One thing I’ve really liked is WUD Film’s commitment to use their fall and spring film festivals to target specific kinds of films, and subtly try to make a point with those festivals. Last spring, when there were plenty of articles about how so few female directors get the chance in Hollywood to get behind the camera, WUD responded with the Directress Film Festival, made up entirely of films made by women.
WUD Film engages with the politics of the day even more directly this weekend. We’ve heard lots of angry rhetoric over the past year claiming that some immigrants pose a threat to America, and how certain groups don’t love America as much as others.
WUD is responding with the Hyphenated Americans Film Festival, 11 films from every corner of the American melting pot, screening for free Thursday through Sunday at the Union South Marquee Theatre, 1208 W. Dayton St.. Film is a powerful way to get inside the life of someone different than you and empathize with them, and this weekend’s film festival features a mix of diverse communities and diverse kinds of films.
So I’m planning to do a day-by-day rundown of the films playing in the festival, adding links to previous reviews I’ve written about the films, and even including a couple of new reviews. It’s a festival that’s well worth getting out and supporting.

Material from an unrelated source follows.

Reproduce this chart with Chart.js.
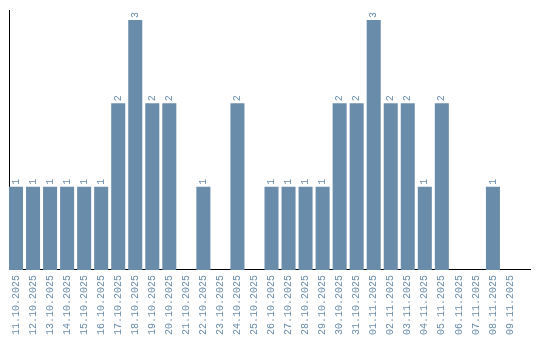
<!DOCTYPE html>
<html>
<head>
<meta charset="utf-8">
<script src="https://cdn.jsdelivr.net/npm/chart.js@4"></script>
<style>
  html, body { margin: 0; padding: 0; background: #fff; }
  #wrap { width: 540px; height: 340px; }
</style>
</head>
<body>
<div id="wrap"><canvas id="chart" width="540" height="340"></canvas></div>
<script>
const days = ['11.10.2025', '12.10.2025', '13.10.2025', '14.10.2025', '15.10.2025',
    '16.10.2025', '17.10.2025', '18.10.2025', '19.10.2025', '20.10.2025',
    '21.10.2025', '22.10.2025', '23.10.2025', '24.10.2025', '25.10.2025',
    '26.10.2025', '27.10.2025', '28.10.2025', '29.10.2025', '30.10.2025',
    '31.10.2025', '01.11.2025', '02.11.2025', '03.11.2025', '04.11.2025',
    '05.11.2025', '06.11.2025', '07.11.2025', '08.11.2025', '09.11.2025'];
const counts = [1, 1, 1, 1, 1, 1, 2, 3, 2, 2,
    0, 1, 0, 2, 0, 1, 1, 1, 1, 2,
    2, 3, 2, 2, 1, 2, 0, 0, 1, 0];

const barColor = '#6a8cab';
const textColor = '#6a8cab';
const monoFont = '"Liberation Mono", "DejaVu Sans Mono", monospace';

// bars sit on a numeric axis (day index) so the axis line can run past the last day
const points = counts.map((c, i) => ({ x: i, y: c }));

// draws the count above each bar, rotated like the ticks
const valueLabels = {
    id: 'valueLabels',
    afterDatasetsDraw(chart) {
        const ctx = chart.ctx;
        const meta = chart.getDatasetMeta(0);
        ctx.save();
        ctx.fillStyle = textColor;
        ctx.font = '10px ' + monoFont;
        ctx.textAlign = 'left';
        ctx.textBaseline = 'middle';
        meta.data.forEach((bar, i) => {
            if (!counts[i]) return;
            ctx.save();
            ctx.translate(bar.x, bar.y - 2);
            ctx.rotate(-Math.PI / 2);
            ctx.fillText(String(counts[i]), 0, 0);
            ctx.restore();
        });
        ctx.restore();
    }
};

const ctx = document.getElementById('chart').getContext('2d');
new Chart(ctx, {
    type: 'bar',
    data: {
        datasets: [{
            data: points,
            backgroundColor: barColor,
            borderWidth: 0,
            barPercentage: 0.8235,
            categoryPercentage: 1.0
        }]
    },
    options: {
        responsive: false,
        animation: false,
        layout: { padding: { left: 9, right: 10, top: 10, bottom: 0 } },
        plugins: {
            legend: { display: false },
            tooltip: { enabled: false }
        },
        scales: {
            x: {
                type: 'linear',
                offset: false,
                min: -0.4118,
                max: 30.176,
                afterBuildTicks(axis) {
                    axis.ticks = days.map((d, i) => ({ value: i }));
                },
                grid: { display: false, drawTicks: false },
                border: { display: true, color: '#000', width: 1 },
                ticks: {
                    color: textColor,
                    font: { family: monoFont, size: 10 },
                    minRotation: 90,
                    maxRotation: 90,
                    autoSkip: false,
                    padding: 5,
                    callback: (v) => days[v]
                }
            },
            y: {
                min: 0,
                max: 3.12,
                grid: { display: false, drawTicks: false },
                border: { display: true, color: '#000', width: 1 },
                ticks: { display: false }
            }
        }
    },
    plugins: [valueLabels]
});
</script>
</body>
</html>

Thursday, 7 p.m. — “Rumble: The Indians that Rocked the World” — My full review is here. This high-energy documentary looks at how Native Americans provided vital contributions to the growth of rock ‘n’ roll that have often gone overlooked. But where would we be today without guitarist Link Wray, The Band’s Robbie Robertson, or a guitarist of partly Cherokee descent by the name of Jimi Hendrix?
9:30 p.m. — “To Be Takei” — George Takei will be forever known for playing Lt. Sulu on the original “Star Trek,” but late in life he has become an ardent activist for gay rights as well as shining a light on Japanese-American internment during World War II (his family was detained when he was a child). This engaging documentary looks at Takei’s long and eventful life.